The boy, given the pseudonym “Drew” by Australian TV news show A Current Affair, was told he couldn’t go to Bali by his mother but managed to book himself flights (researching an airline that allowed 12-year-olds to fly unaccompanied) and a hotel room, and to depart the country unimpeded.
Telling his family he was going to school, he rode his scooter to his local train station, from where he travelled to the airport and, using a self-service check-in terminal, boarded a flight on budget airline Jetstar to the Western Australian city of Perth, then another to Indonesia.
He was only quizzed once, at Perth airport, when staff asked him for identification to prove he was over 12. The boy said he was told by airline staff this time that he did not need permission from his parents to board the flights.
“They just asked for my student ID and passport to prove that I’m over 12 and that I’m in secondary school,” he told A Current Affair. “It was great because I wanted to go on an adventure.”
In Bali, he checked in to the All Seasons hotel, telling staff he was waiting for his sister to arrive.
He spent four days in Bali, where he hired a scooter and drank beer before a friend alerted his mother to a geotagged video of himself playing in a swimming pool.

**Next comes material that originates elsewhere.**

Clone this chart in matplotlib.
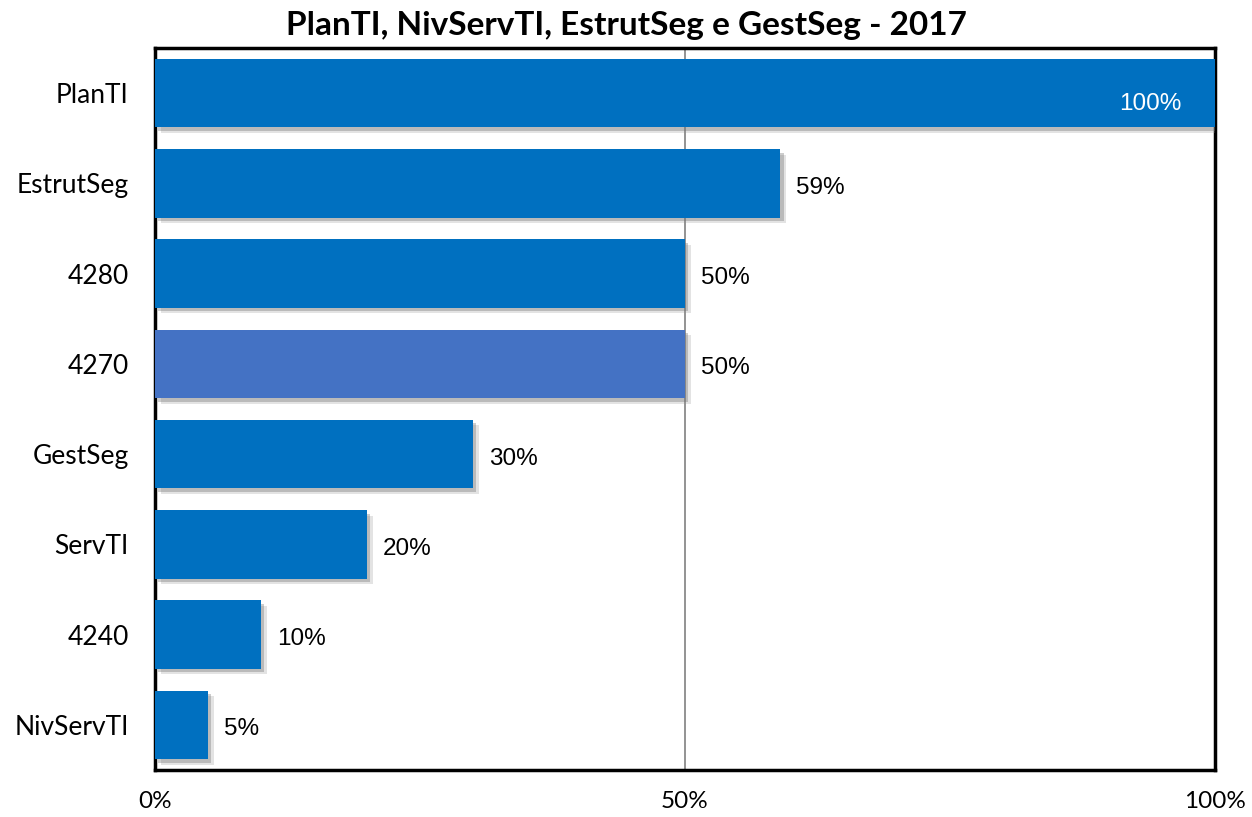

The holiday cost his parents A$8,000 (HK$47,920), according to A Current Affair.
After his school reported he was absent, his family scrambled to find out where he was. The Australian Federal Police said they were first notified that the boy might try to leave the country on March 8, before being told he might be in Bali on March 17.
The boy was found by Indonesian police the following day. His parents then flew to Bali to take him home.
The federal police said an alert to prevent international travel had not been placed on the boy, and it did not have the power to cancel or request the cancellation of a passport if there were no suspicions of crimes committed.
His mother, Emma, said “Drew” doesn’t like hearing the word “no”.
“Shocked, disgusted, there’s no emotion to feel what we felt when we found he left overseas,” she told the news show.